Directive => Set down each line of the material that follows, exactly, with no pictures.
##### Collected data #####
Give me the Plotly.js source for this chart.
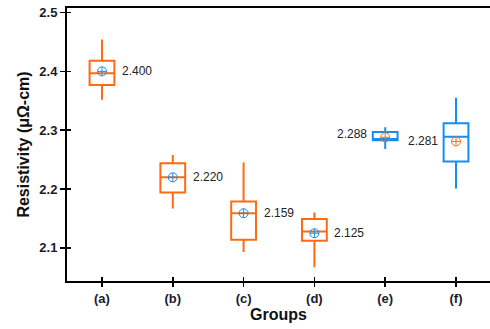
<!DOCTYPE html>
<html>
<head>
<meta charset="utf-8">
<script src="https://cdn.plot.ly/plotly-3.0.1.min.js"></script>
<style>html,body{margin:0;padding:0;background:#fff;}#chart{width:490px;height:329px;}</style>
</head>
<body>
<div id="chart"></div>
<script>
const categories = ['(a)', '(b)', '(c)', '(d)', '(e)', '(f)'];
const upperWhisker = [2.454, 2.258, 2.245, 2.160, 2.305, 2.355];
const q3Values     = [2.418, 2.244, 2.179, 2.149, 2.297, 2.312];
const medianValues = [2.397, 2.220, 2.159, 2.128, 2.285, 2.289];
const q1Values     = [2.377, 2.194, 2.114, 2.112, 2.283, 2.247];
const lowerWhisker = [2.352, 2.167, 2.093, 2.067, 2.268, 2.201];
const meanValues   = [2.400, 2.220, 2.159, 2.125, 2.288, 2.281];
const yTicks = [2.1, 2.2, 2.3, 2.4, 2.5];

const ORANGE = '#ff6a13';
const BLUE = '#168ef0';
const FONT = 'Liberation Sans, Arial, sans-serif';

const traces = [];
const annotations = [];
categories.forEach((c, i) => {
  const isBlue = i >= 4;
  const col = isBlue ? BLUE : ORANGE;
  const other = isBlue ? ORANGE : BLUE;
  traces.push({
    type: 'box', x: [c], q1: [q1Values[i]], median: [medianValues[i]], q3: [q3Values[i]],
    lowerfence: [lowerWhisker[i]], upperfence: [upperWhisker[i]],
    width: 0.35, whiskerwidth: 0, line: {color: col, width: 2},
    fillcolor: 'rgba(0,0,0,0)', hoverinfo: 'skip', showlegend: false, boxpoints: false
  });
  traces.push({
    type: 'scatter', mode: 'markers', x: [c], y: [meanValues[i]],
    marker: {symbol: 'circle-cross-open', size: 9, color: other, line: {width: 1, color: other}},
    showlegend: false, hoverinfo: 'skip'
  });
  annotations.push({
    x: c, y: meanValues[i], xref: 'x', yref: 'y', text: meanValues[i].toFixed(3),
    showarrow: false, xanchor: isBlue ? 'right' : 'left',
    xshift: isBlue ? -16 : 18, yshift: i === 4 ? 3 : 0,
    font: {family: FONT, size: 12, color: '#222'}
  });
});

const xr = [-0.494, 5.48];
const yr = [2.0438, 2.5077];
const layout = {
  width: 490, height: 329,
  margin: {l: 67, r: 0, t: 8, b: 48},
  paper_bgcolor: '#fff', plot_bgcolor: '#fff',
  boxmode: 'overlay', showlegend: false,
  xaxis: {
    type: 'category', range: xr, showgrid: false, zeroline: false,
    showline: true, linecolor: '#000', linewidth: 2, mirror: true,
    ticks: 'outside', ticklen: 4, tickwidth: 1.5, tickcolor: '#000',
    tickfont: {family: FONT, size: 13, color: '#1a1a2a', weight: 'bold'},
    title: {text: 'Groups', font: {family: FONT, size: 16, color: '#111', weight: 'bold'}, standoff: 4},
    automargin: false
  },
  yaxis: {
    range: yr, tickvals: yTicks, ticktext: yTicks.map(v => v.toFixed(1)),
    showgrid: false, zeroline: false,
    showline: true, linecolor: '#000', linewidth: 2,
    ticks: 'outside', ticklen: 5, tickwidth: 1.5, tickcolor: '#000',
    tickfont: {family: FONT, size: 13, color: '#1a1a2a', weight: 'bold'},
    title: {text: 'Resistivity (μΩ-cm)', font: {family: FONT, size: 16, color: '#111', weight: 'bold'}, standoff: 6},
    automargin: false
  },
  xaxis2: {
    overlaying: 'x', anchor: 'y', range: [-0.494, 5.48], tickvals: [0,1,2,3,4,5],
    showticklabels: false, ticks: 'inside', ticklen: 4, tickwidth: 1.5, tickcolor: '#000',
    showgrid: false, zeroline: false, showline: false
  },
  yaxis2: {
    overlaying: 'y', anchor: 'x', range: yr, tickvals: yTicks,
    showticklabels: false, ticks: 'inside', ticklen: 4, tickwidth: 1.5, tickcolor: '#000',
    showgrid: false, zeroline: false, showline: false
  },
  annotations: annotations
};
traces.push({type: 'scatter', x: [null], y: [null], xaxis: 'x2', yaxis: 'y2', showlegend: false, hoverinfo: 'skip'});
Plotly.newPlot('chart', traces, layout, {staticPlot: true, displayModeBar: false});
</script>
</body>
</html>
#####
Final result =>
Give me the Plotly.js source for this chart.
<!DOCTYPE html>
<html>
<head>
<meta charset="utf-8">
<script src="https://cdn.plot.ly/plotly-3.0.1.min.js"></script>
<style>html,body{margin:0;padding:0;background:#fff;}#chart{width:490px;height:329px;}</style>
</head>
<body>
<div id="chart"></div>
<script>
const categories = ['(a)', '(b)', '(c)', '(d)', '(e)', '(f)'];
const upperWhisker = [2.454, 2.258, 2.245, 2.160, 2.305, 2.355];
const q3Values     = [2.418, 2.244, 2.179, 2.149, 2.297, 2.312];
const medianValues = [2.397, 2.220, 2.159, 2.128, 2.285, 2.289];
const q1Values     = [2.377, 2.194, 2.114, 2.112, 2.283, 2.247];
const lowerWhisker = [2.352, 2.167, 2.093, 2.067, 2.268, 2.201];
const meanValues   = [2.400, 2.220, 2.159, 2.125, 2.288, 2.281];
const yTicks = [2.1, 2.2, 2.3, 2.4, 2.5];

const ORANGE = '#ff6a13';
const BLUE = '#168ef0';
const FONT = 'Liberation Sans, Arial, sans-serif';

const traces = [];
const annotations = [];
categories.forEach((c, i) => {
  const isBlue = i >= 4;
  const col = isBlue ? BLUE : ORANGE;
  const other = isBlue ? ORANGE : BLUE;
  traces.push({
    type: 'box', x: [c], q1: [q1Values[i]], median: [medianValues[i]], q3: [q3Values[i]],
    lowerfence: [lowerWhisker[i]], upperfence: [upperWhisker[i]],
    width: 0.35, whiskerwidth: 0, line: {color: col, width: 2},
    fillcolor: 'rgba(0,0,0,0)', hoverinfo: 'skip', showlegend: false, boxpoints: false
  });
  traces.push({
    type: 'scatter', mode: 'markers', x: [c], y: [meanValues[i]],
    marker: {symbol: 'circle-cross-open', size: 9, color: other, line: {width: 1, color: other}},
    showlegend: false, hoverinfo: 'skip'
  });
  annotations.push({
    x: c, y: meanValues[i], xref: 'x', yref: 'y', text: meanValues[i].toFixed(3),
    showarrow: false, xanchor: isBlue ? 'right' : 'left',
    xshift: isBlue ? -16 : 18, yshift: i === 4 ? 3 : 0,
    font: {family: FONT, size: 12, color: '#222'}
  });
});

const xr = [-0.494, 5.48];
const yr = [2.0438, 2.5077];
const layout = {
  width: 490, height: 329,
  margin: {l: 67, r: 0, t: 8, b: 48},
  paper_bgcolor: '#fff', plot_bgcolor: '#fff',
  boxmode: 'overlay', showlegend: false,
  xaxis: {
    type: 'category', range: xr, showgrid: false, zeroline: false,
    showline: true, linecolor: '#000', linewidth: 2, mirror: true,
    ticks: 'outside', ticklen: 4, tickwidth: 1.5, tickcolor: '#000',
    tickfont: {family: FONT, size: 13, color: '#1a1a2a', weight: 'bold'},
    title: {text: 'Groups', font: {family: FONT, size: 16, color: '#111', weight: 'bold'}, standoff: 4},
    automargin: false
  },
  yaxis: {
    range: yr, tickvals: yTicks, ticktext: yTicks.map(v => v.toFixed(1)),
    showgrid: false, zeroline: false,
    showline: true, linecolor: '#000', linewidth: 2,
    ticks: 'outside', ticklen: 5, tickwidth: 1.5, tickcolor: '#000',
    tickfont: {family: FONT, size: 13, color: '#1a1a2a', weight: 'bold'},
    title: {text: 'Resistivity (μΩ-cm)', font: {family: FONT, size: 16, color: '#111', weight: 'bold'}, standoff: 6},
    automargin: false
  },
  xaxis2: {
    overlaying: 'x', anchor: 'y', range: [-0.494, 5.48], tickvals: [0,1,2,3,4,5],
    showticklabels: false, ticks: 'inside', ticklen: 4, tickwidth: 1.5, tickcolor: '#000',
    showgrid: false, zeroline: false, showline: false
  },
  yaxis2: {
    overlaying: 'y', anchor: 'x', range: yr, tickvals: yTicks,
    showticklabels: false, ticks: 'inside', ticklen: 4, tickwidth: 1.5, tickcolor: '#000',
    showgrid: false, zeroline: false, showline: false
  },
  annotations: annotations
};
traces.push({type: 'scatter', x: [null], y: [null], xaxis: 'x2', yaxis: 'y2', showlegend: false, hoverinfo: 'skip'});
Plotly.newPlot('chart', traces, layout, {staticPlot: true, displayModeBar: false});
</script>
</body>
</html>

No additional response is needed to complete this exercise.